In January 1831, Green DeWitt requested armament for defense of the Colony of Gonzales (1st battle of the Texas Revolution). The small bronze cannon was received by the colony on March 10, 1831. The swivel cannon was mounted to a blockhouse. There it sat until September 1835, when Col. Domingo de Ugartechea, the military commander at Bexar, sent Corporal Casimiro De Leon and 5 soldiers to retrieve the cannon. Gonzales notified Ugartechea they were keeping the gun and took the soldiers prisoner. The cannon was then buried in George W. Davis’s peach orchard and reported “lost” to the Mexican officials.
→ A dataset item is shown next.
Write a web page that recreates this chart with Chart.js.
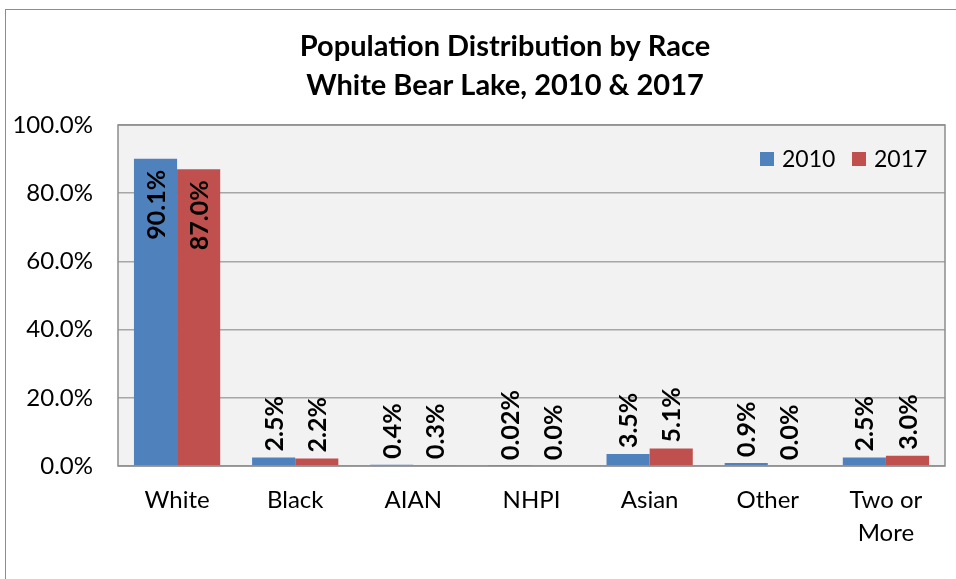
<!DOCTYPE html>
<html>
<head>
<meta charset="utf-8">
<script src="https://cdn.jsdelivr.net/npm/chart.js@4"></script>
<style>
  html, body { margin: 0; padding: 0; background: #fff; }
  #wrap { width: 956px; height: 579px; }
</style>
</head>
<body>
<div id="wrap"><canvas id="raceChart" width="956" height="579"></canvas></div>
<script>
const categories = ['White', 'Black', 'AIAN', 'NHPI', 'Asian', 'Other', ['Two or', 'More']];
const pct2010 = [90.1, 2.5, 0.4, 0.02, 3.5, 0.9, 2.5];
const pct2017 = [87.0, 2.2, 0.3, 0.0, 5.1, 0.0, 3.0];
const titleLines = ['Population Distribution by Race', 'White Bear Lake, 2010 & 2017'];

const FONT = 'Lato, "Open Sans", sans-serif';

function fmt(v) {
    return (v > 0 && v < 0.1 ? v.toFixed(2) : v.toFixed(1)) + '%';
}

// grey plot background + outer frame + title
const backdrop = {
    id: 'backdrop',
    beforeDraw(chart) {
        const { ctx, chartArea: a } = chart;
        ctx.save();
        ctx.fillStyle = '#f2f2f2';
        ctx.fillRect(a.left, a.top, a.right - a.left, a.bottom - a.top);
        ctx.strokeStyle = '#8c8c8c';
        ctx.lineWidth = 1;
        ctx.strokeRect(5.5, 9.5, 1000, 1000);
        ctx.fillStyle = '#000';
        ctx.font = 'bold 29px ' + FONT;
        ctx.textAlign = 'center';
        ctx.textBaseline = 'middle';
        ctx.fillText(titleLines[0], 505, 47);
        ctx.fillText(titleLines[1], 505, 86);
        ctx.restore();
    },
    afterDraw(chart) {
        const { ctx, chartArea: a } = chart;
        ctx.save();
        ctx.strokeStyle = '#8c8c8c';
        ctx.lineWidth = 1.5;
        ctx.strokeRect(a.left, a.top, a.right - a.left, a.bottom - a.top);
        // legend inside plot, top right
        ctx.font = '23px ' + FONT;
        ctx.textBaseline = 'middle';
        ctx.textAlign = 'left';
        chart.data.datasets.forEach((ds, i) => {
            const x = 760 + i * 92;
            ctx.fillStyle = ds.backgroundColor;
            ctx.fillRect(x, 152, 14, 14);
            ctx.fillStyle = '#000';
            ctx.fillText(ds.label, x + 22, 160);
        });
        ctx.restore();
    }
};

// rotated value labels
const valueLabels = {
    id: 'valueLabels',
    afterDatasetsDraw(chart) {
        const { ctx } = chart;
        ctx.save();
        ctx.font = 'bold 25px ' + FONT;
        ctx.fillStyle = '#000';
        ctx.textBaseline = 'middle';
        chart.data.datasets.forEach((ds, di) => {
            chart.getDatasetMeta(di).data.forEach((bar, i) => {
                const v = ds.data[i];
                ctx.save();
                ctx.translate(bar.x + 1, bar.y);
                ctx.rotate(-Math.PI / 2);
                if (v > 50) {
                    ctx.textAlign = 'right';
                    ctx.fillText(fmt(v), -11, 0);
                } else {
                    ctx.textAlign = 'left';
                    ctx.fillText(fmt(v), 6, 0);
                }
                ctx.restore();
            });
        });
        ctx.restore();
    }
};

new Chart(document.getElementById('raceChart').getContext('2d'), {
    type: 'bar',
    data: {
        labels: categories,
        datasets: [
            { label: '2010', data: pct2010, backgroundColor: '#4f81bd' },
            { label: '2017', data: pct2017, backgroundColor: '#c0504d' }
        ]
    },
    options: {
        responsive: false,
        animation: false,
        layout: { padding: { top: 125, right: 11, left: 0, bottom: 0 } },
        datasets: { bar: { categoryPercentage: 0.73, barPercentage: 1.0 } },
        scales: {
            x: {
                grid: { display: false },
                border: { display: false },
                ticks: {
                    color: '#000',
                    font: { family: FONT, size: 24, lineHeight: 1.38 },
                    padding: 10,
                    maxRotation: 0,
                    autoSkip: false
                },
                afterFit(scale) { scale.height = 113; }
            },
            y: {
                min: 0,
                max: 100,
                ticks: {
                    stepSize: 20,
                    color: '#000',
                    font: { family: FONT, size: 24 },
                    padding: 25,
                    callback: v => v.toFixed(1) + '%'
                },
                grid: { color: '#a6a6a6', lineWidth: 1.5, drawTicks: false },
                border: { display: false },
                afterFit(scale) { scale.width = 118; }
            }
        },
        plugins: {
            legend: { display: false },
            tooltip: { enabled: false }
        }
    },
    plugins: [backdrop, valueLabels]
});
</script>
</body>
</html>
On October 2, 1835 ( b ), 100 Mexican Dragoons were in position to fight the 140 Texans. The Cannon was placed in front of the Mexican army with the flag “COME AND TAKE IT”. After 2 hours of fighting, the Mexican Army retreated, without the cannon. Some believe this cannon was then moved to The Alamo but no one is sure of its fate! Jessica Mize’s 7th and 8th grade Algebra students were in the American Freedom Museum this week “Solving History’s Mysteries” by learning how to use algebraic equations. They answered the following word problems: It took 68 days (t) for DeWitt to receive his cannon. Assuming 5 days for mail delivery (m) and 14 days for delivery of the cannon ( c ), how many days were wasted days of delay ( w )? Use this formula: t = m + c + w. The cannon may have been buried after the battle ( b ) for 101 years ( t ). In what year was it found ( f )? Use this formula: t = f – b. Can you solve these equations? If not, you might ask one of the math wizards in Mrs. Mize’s class!